Jackson is still well liked by his teammates in San Diego, and they have stayed out of his long holdout. Yet, the players who are in San Diego have focused on playing without Jackson (and fellow holdout, left tackle Marcus McNeill) since the start of training camp. Jackson, at this point, is expected to sit out the entire season.
That’s why the offense wasn’t worried about the whispers that it missed Jackson in a 21-14 season-opening loss at Kansas City. Sure, the offense sputtered, but the Chargers put that more on an inability to get going in a Kansas City monsoon rather than playing without Jackson, who averaged more than 17 yards per catch on 68 receptions last season.
The San Diego offense validated itself in a Week 2 home game against Jacksonville. After watching the Chargers pick apart Jacksonville in a 38-13 win, there was no way anyone could say Jackson was missed.
Yes, it was just one game. But it was a compelling argument that this offense is fully loaded. San Diego quarterback Philip Rivers spread the ball around to eight different receivers as he was 22-of-29 for 334 passing yards in the romp. Rivers threw three touchdowns passes.

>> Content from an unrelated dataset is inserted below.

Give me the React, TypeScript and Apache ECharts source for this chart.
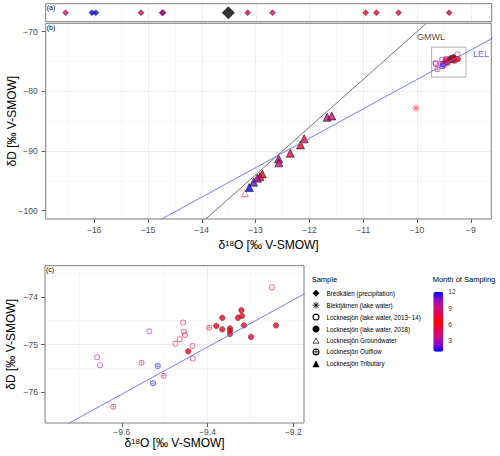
import React, { useEffect, useRef } from "react";
import * as echarts from "echarts";

// ---------- data ----------
// (a) Bredkälen precipitation, δ18O only
const precipO = [-16.53, -16.04, -15.97, -15.13, -14.74, -14.72, -13.15, -12.69, -10.96, -10.76, -10.35, -9.41];
const precipMonth = [4, 1, 12, 5, 4, 3, 8, 9, 7, 6, 6, 8];
const precipMeanO = [-13.51];

// Locknesjön tributary
const tribO = [-11.67, -11.585, -12.097, -12.165, -12.356, -12.573, -12.568, -12.876, -12.92, -12.968, -13.037, -13.117];
const tribD = [-84.34, -84.12, -87.97, -88.98, -90.37, -91.32, -91.99, -93.84, -94.29, -94.56, -95.23, -96.13];
const tribMonth = [9, 9, 7, 6, 8, 9, 9, 7, 8, 10, 11, 12];

// Locknesjön groundwater
const gwO = [-13.198];
const gwD = [-97.07];
const gwMonth = [7];

// Blektjärnen lake water
const blO = [-10.02];
const blD = [-82.83];
const blMonth = [7];

// Locknesjön lake water 2013-14
const lakeOldO = [-9.2497, -9.457, -9.455, -9.4525, -9.465, -9.475, -9.435, -9.4345, -9.5357, -9.6576, -9.6506];
const lakeOldD = [-73.8, -74.54, -74.73, -74.8, -74.89, -74.985, -75.03, -75.29, -74.72, -75.264, -75.43];
const lakeOldMonth = [8, 8, 8, 5, 5, 5, 8, 8, 10, 10, 3];

// Locknesjön outflow
const outO = [-9.554, -9.516, -9.527, -9.502, -9.62, -9.396];
const outD = [-75.38, -75.45, -75.81, -75.65, -76.3, -74.65];
const outMonth = [8, 12, 1, 4, 5, 6];

// Locknesjön lake water 2018
const lakeNewO = [-9.445, -9.3795, -9.3655, -9.3655, -9.3475, -9.3475, -9.3475, -9.329, -9.321, -9.3196, -9.315, -9.2986, -9.2403];
const lakeNewD = [-75.14, -74.61, -74.44, -74.68, -74.66, -74.71, -74.78, -74.44, -74.28, -74.4, -74.6, -74.84, -74.6];
const lakeNewMonth = [6, 7, 6, 7, 6, 7, 6, 7, 6, 7, 6, 7, 6];

// reference lines (end points)
const gmwlO = [-14.5, -9.5];
const gmwlD = [-106, -66];
const lelO = [-17, -8];
const lelD = [-112.52, -68.15];
const gmwlLabel = [-9.74, -70.84];
const lelLabel = [-8.81, -73.8];
const zoomBox = [-9.73, -77.6, -9.09, -72.6];

// axes
const bX = [-16.9, -8.62];
const bY = [-101.4, -68.6];
const cX = [-9.779, -9.175];
const cY = [-76.64, -73.35];
const bXTicks = [-16, -15, -14, -13, -12, -11, -10, -9];
const bYTicks = [-100, -90, -80, -70];
const cXTicks = [-9.6, -9.4, -9.2];
const cYTicks = [-76, -75, -74];
const monthTicks = [3, 6, 9, 12];
const monthRange = [1, 12];
const monthPalette = ["#0000FF", "#9008C8", "#C81084", "#E8004A", "#FF0000", "#E8004A", "#C81084", "#9008C8", "#0000FF"];

const names = {
  precip: "Bredkälen (precipitation)",
  bl: "Blektjärnen (lake water)",
  lakeOld: "Locknesjön (lake water, 2013−14)",
  lakeNew: "Locknesjön (lake water, 2018)",
  gw: "Locknesjön Groundwater",
  out: "Locknesjön Outflow",
  trib: "Locknesjön Tributary",
};

// ---------- styles ----------
const FONT = "Liberation Sans, Arial, Helvetica, sans-serif";
const A = { left: 45.7, top: 3.7, width: 446, height: 18 };
const B = { left: 45.7, top: 23.3, width: 445.6, height: 195.7 };
const C = { left: 45, top: 265.7, width: 259, height: 157.3 };
const CB = { left: 433.3, top: 291.7, width: 10, height: 60 };

const RING = "path://M0,50A50,50,0,1,1,100,50A50,50,0,1,1,0,50ZM16,50A34,34,0,1,0,84,50A34,34,0,1,0,16,50Z";
const CPLUS =
  "path://M0,50A50,50,0,1,1,100,50A50,50,0,1,1,0,50ZM16,50A34,34,0,1,0,84,50A34,34,0,1,0,16,50ZM45,5L55,5L55,95L45,95ZM5,45L95,45L95,55L5,55Z";
const TRI_OPEN = "path://M50,0L100,87L0,87ZM50,18.5L15.5,78L84.5,78Z";
const ASTER =
  "path://M45,0L55,0L55,100L45,100ZM0,45L100,45L100,55L0,55ZM18.5,11.5L88.5,81.5L81.5,88.5L11.5,18.5ZM81.5,11.5L88.5,18.5L18.5,88.5L11.5,81.5Z";

const minusFmt = (v: number) => (v < 0 ? "\u2212" + String(Math.abs(v)) : String(v));
const major = { color: "#EBEBEB", width: 0.9 };
const minor = { color: "#F4F4F4", width: 0.6 };
const TICK_FONT = 8.5;

const xName = "{n|δ}{s|18}{n|O [‰ V-SMOW]}";
const nameStyle = {
  fontSize: 12,
  color: "#000",
  fontFamily: FONT,
  rich: {
    n: { fontSize: 12, color: "#000", fontFamily: FONT, verticalAlign: "bottom" },
    s: { fontSize: 8, color: "#000", fontFamily: FONT, verticalAlign: "top" },
  },
};

function valAxis(gridIndex: number, range: number[], ticks: number[], splitNumber: number, margin: number, extra: any) {
  return {
    gridIndex,
    type: "value",
    min: range[0],
    max: range[1],
    splitNumber,
    axisLine: { show: false },
    axisTick: { show: true, length: 4, customValues: ticks, lineStyle: { color: "#333", width: 0.8 } },
    axisLabel: { show: true, customValues: ticks, fontSize: TICK_FONT, color: "#4D4D4D", fontFamily: FONT, formatter: minusFmt, margin },
    splitLine: { show: true, lineStyle: major, showMinLine: false, showMaxLine: false },
    minorTick: { show: false, splitNumber: 2 },
    minorSplitLine: { show: true, lineStyle: minor },
    nameMoveOverlap: false,
    ...extra,
  };
}

function pts(o: number[], d: number[], m: number[]) {
  return o.map((v, i) => [v, d[i], m[i]]);
}

function buildOption() {
  const series: any[] = [];
  const mapped: number[] = [];
  const add = (s: any, map: boolean) => {
    if (map) mapped.push(series.length);
    series.push(s);
  };

  // panel (a)
  add(
    {
      type: "scatter",
      name: names.precip,
      xAxisIndex: 0,
      yAxisIndex: 0,
      symbol: "diamond",
      symbolSize: 6,
      itemStyle: { borderColor: "#222", borderWidth: 0.6 },
      data: precipO.map((v, i) => [v, 0, precipMonth[i]]),
    },
    true
  );
  add(
    {
      type: "scatter",
      name: "Bredkälen mean",
      xAxisIndex: 0,
      yAxisIndex: 0,
      symbol: "diamond",
      symbolSize: 13,
      itemStyle: { color: "#000" },
      data: precipMeanO.map((v) => [v, 0]),
    },
    false
  );

  for (const p of [1, 2]) {
    if (p === 1) {
      add(
        {
          type: "line",
          name: "GMWL",
          xAxisIndex: 1,
          yAxisIndex: 1,
          symbol: "none",
          silent: true,
          lineStyle: { color: "#1a1a1a", width: 0.6 },
          data: gmwlO.map((v, i) => [v, gmwlD[i]]),
          markArea: {
            silent: true,
            itemStyle: { color: "rgba(0,0,0,0)", borderColor: "#A8A8A8", borderWidth: 0.9 },
            data: [[{ coord: [zoomBox[0], zoomBox[1]] }, { coord: [zoomBox[2], zoomBox[3]] }]],
          },
        },
        false
      );
    }
    add(
      {
        type: "line",
        name: "LEL",
        xAxisIndex: p,
        yAxisIndex: p,
        symbol: "none",
        silent: true,
        lineStyle: { color: "#6B6BFF", width: 0.9 },
        data: lelO.map((v, i) => [v, lelD[i]]),
      },
      false
    );
    const common = { xAxisIndex: p, yAxisIndex: p, type: "scatter", clip: true };
    add(
      {
        ...common,
        name: names.trib,
        symbol: "triangle",
        symbolSize: 8,
        itemStyle: { borderColor: "#1a1a1a", borderWidth: 0.8 },
        data: pts(tribO, tribD, tribMonth),
      },
      true
    );
    add(
      { ...common, name: names.gw, symbol: TRI_OPEN, symbolSize: 8, itemStyle: { opacity: 0.6, borderWidth: 0 }, data: pts(gwO, gwD, gwMonth) },
      true
    );
    add(
      { ...common, name: names.bl, symbol: ASTER, symbolSize: 8, itemStyle: { opacity: 0.55, borderWidth: 0 }, data: pts(blO, blD, blMonth) },
      true
    );
    add(
      {
        ...common,
        name: names.lakeOld,
        symbol: RING,
        symbolSize: 6,
        itemStyle: { opacity: 0.55, borderWidth: 0 },
        data: pts(lakeOldO, lakeOldD, lakeOldMonth),
      },
      true
    );
    add(
      { ...common, name: names.out, symbol: CPLUS, symbolSize: 6, itemStyle: { opacity: 0.55, borderWidth: 0 }, data: pts(outO, outD, outMonth) },
      true
    );
    add(
      {
        ...common,
        name: names.lakeNew,
        symbol: "circle",
        symbolSize: 5.5,
        itemStyle: { borderColor: "#333", borderWidth: 0.6 },
        data: pts(lakeNewO, lakeNewD, lakeNewMonth),
      },
      true
    );
  }

  // line labels
  add(
    {
      type: "scatter",
      name: "GMWL label",
      xAxisIndex: 1,
      yAxisIndex: 1,
      symbolSize: 1,
      silent: true,
      itemStyle: { color: "rgba(0,0,0,0)" },
      label: { show: true, position: "inside", formatter: "GMWL", fontSize: 9, color: "#1a1a1a", fontFamily: FONT },
      data: [gmwlLabel],
    },
    false
  );
  add(
    {
      type: "scatter",
      name: "LEL label",
      xAxisIndex: 1,
      yAxisIndex: 1,
      symbolSize: 1,
      silent: true,
      itemStyle: { color: "rgba(0,0,0,0)" },
      label: { show: true, position: "inside", formatter: "LEL", fontSize: 9, color: "#3A3AF2", fontFamily: FONT },
      data: [lelLabel],
    },
    false
  );

  const black = { color: "#000", borderWidth: 0, opacity: 1 };
  const legendData = [
    { name: names.precip, icon: "diamond", itemStyle: black },
    { name: names.bl, icon: ASTER, itemStyle: black },
    { name: names.lakeOld, icon: RING, itemStyle: black },
    { name: names.lakeNew, icon: "circle", itemStyle: black },
    { name: names.gw, icon: TRI_OPEN, itemStyle: black },
    { name: names.out, icon: CPLUS, itemStyle: black },
    { name: names.trib, icon: "triangle", itemStyle: black },
  ];

  const border = (g: any) => ({
    type: "rect",
    z: 100,
    silent: true,
    shape: { x: g.left, y: g.top, width: g.width, height: g.height },
    style: { fill: "none", stroke: "#7F7F7F", lineWidth: 1 },
  });
  const txt = (x: number, y: number, text: string, size: number) => ({
    type: "text",
    z: 101,
    silent: true,
    x,
    y,
    style: { text, fontSize: size, fontFamily: FONT, fill: "#000", align: "left", verticalAlign: "top" },
  });

  return {
    animation: false,
    backgroundColor: "#fff",
    textStyle: { fontFamily: FONT },
    grid: [
      { ...A, outerBoundsMode: "none" },
      { ...B, outerBoundsMode: "none" },
      { ...C, outerBoundsMode: "none" },
      { ...CB, outerBoundsMode: "none" },
    ],
    xAxis: [
      {
        gridIndex: 0,
        type: "value",
        min: bX[0],
        max: bX[1],
        splitNumber: 8,
        axisLine: { show: false },
        axisTick: { show: false },
        axisLabel: { show: false },
        splitLine: { show: true, lineStyle: major, showMinLine: false, showMaxLine: false },
        minorTick: { show: false, splitNumber: 2 },
        minorSplitLine: { show: true, lineStyle: minor },
      },
      valAxis(1, bX, bXTicks, 8, 6, {
        name: xName,
        nameLocation: "middle",
        nameGap: 20,
        nameTextStyle: nameStyle,
      }),
      valAxis(2, cX, cXTicks, 3, 4, {
        name: xName,
        nameLocation: "middle",
        nameGap: 14,
        nameTextStyle: nameStyle,
      }),
      { gridIndex: 3, type: "value", show: false, min: 0, max: 1 },
    ],
    yAxis: [
      { gridIndex: 0, type: "value", min: -1, max: 1, show: false },
      valAxis(1, bY, bYTicks, 3, 8, {
        name: "δD [‰ V-SMOW]",
        nameLocation: "middle",
        nameRotate: 90,
        nameGap: 28,
        nameTextStyle: { fontSize: 12, color: "#000", fontFamily: FONT },
      }),
      valAxis(2, cY, cYTicks, 3, 7, {
        name: "δD [‰ V-SMOW]",
        nameLocation: "middle",
        nameRotate: 90,
        nameGap: 28,
        nameTextStyle: { fontSize: 12, color: "#000", fontFamily: FONT },
      }),
      {
        gridIndex: 3,
        type: "value",
        min: monthRange[0],
        max: monthRange[1],
        position: "right",
        axisLine: { show: false },
        axisTick: { show: false },
        splitLine: { show: false },
        axisLabel: { show: true, customValues: monthTicks, fontSize: 6.5, color: "#333", fontFamily: FONT, margin: 5 },
      },
    ],
    visualMap: {
      type: "continuous",
      min: monthRange[0],
      max: monthRange[1],
      dimension: 2,
      seriesIndex: mapped,
      calculable: false,
      orient: "vertical",
      itemWidth: CB.width,
      itemHeight: CB.height,
      left: CB.left,
      top: CB.top,
      padding: 0,
      inRange: { color: monthPalette },
    },
    legend: {
      orient: "vertical",
      left: 312.5,
      top: 289.8,
      padding: 0,
      itemWidth: 7,
      itemHeight: 7,
      itemGap: 4.9,
      selectedMode: false,
      textStyle: { fontSize: 6.3, color: "#000", fontFamily: FONT, padding: [0, 0, 0, 2] },
      data: legendData,
    },
    graphic: [
      border(A),
      border(B),
      border(C),
      txt(A.left + 1, A.top + 0.3, "(a)", 7),
      txt(B.left + 1, B.top + 0.3, "(b)", 7),
      txt(C.left + 1, C.top + 0.3, "(c)", 7),
      txt(311.7, 275.5, "Sample", 7.5),
      txt(432.7, 275.5, "Month of Sampling", 7.5),
    ],
    series,
  };
}

export default function App() {
  const ref = useRef<HTMLDivElement>(null);
  useEffect(() => {
    document.body.style.margin = "0";
    const chart = echarts.init(ref.current as HTMLDivElement, null, { renderer: "svg" });
    chart.setOption(buildOption() as any);
    return () => chart.dispose();
  }, []);
  return <div ref={ref} style={{ width: 500, height: 456 }} />;
}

“We have a lot of options on this team,” said tight end Antonio Gates after the win. “A lot of guys can catch the ball.”
Gates, who was Rivers’ top weapon last season and who is still the primary target, avoided saying San Diego doesn’t miss Jackson. But he was satisfied with the team’s available corps of pass-catchers. It's clear Rivers feels the same way. He knows this offense is a group effort and he thrives on his expanding menu of receiving selections.
“We got a great group to throw the football: backs, tight ends, receivers, all together,” Rivers said. “We’re going to use all of them -- we need all of them. Any given week could be their week as individuals.”
It was striking early in training camp how much Rivers was throwing the ball all over the field, utilizing the short and deep passing games effortlessly.
“We’re not worried about who is not here,” San Diego coach Norv Turner said in August. “We’re still going to throw the ball. That’s our game. Philip is very comfortable with what we have here.”
Fast forward six weeks later and the Chargers’ training-camp philosophy played out on the field.
Against Jacksonville, Rivers systematically chose from his targets as the game dictated. He hit Gates for two touchdowns. He hit No. 2 receiver Legedu Naanee for a key first down just as he did in a late comeback attempt at Kansas City. He hit No. 1 receiver Malcom Floyd for a long touchdown as Rivers displayed perhaps the NFL’s prettiest deep ball on a 54-yard touchdown pass. Rivers used his backfield as he hit running backs Ryan Mathews, Darren Sproles and Mike Tolbert each for big plays.
Rivers also utilized backup receivers Buster Davis and Patrick Crayton. Davis, a 2007 first-round draft pick, is finally healthy and he is quickly earning Rivers’ trust. He had five catches for 48 yards. Former Dallas Cowboys receiver Crayton caught a pass for a big first down while he is adjusting to the offense. San Diego traded for Crayton in early September to reinforce the receiver group in Jackson’s absence.
Rivers targeted four receivers at least four times against Jacksonville. After two games, Gates has a team-high 10 catches, Davis has seven catches and Sproles, Floyd and Naanee each have six. The five have been targeted by Rivers a total of 57 times. The spread-it-around Chargers have the fourth-ranked passing game in the NFL.
”Philip just has a knack of getting the ball to everyone,” Floyd said. “We all pull for each other and cheer for each other because we know everyone is going to get their chance.”
At the end of the season, Gates likely will have 20 to 30 more catches than any other San Diego receiver. But expect several receivers to finish with respectable numbers.
This is a committee group, and the chairman of the board couldn’t be happier.
“I can go on and on,” Rivers said. “It’s a great group.”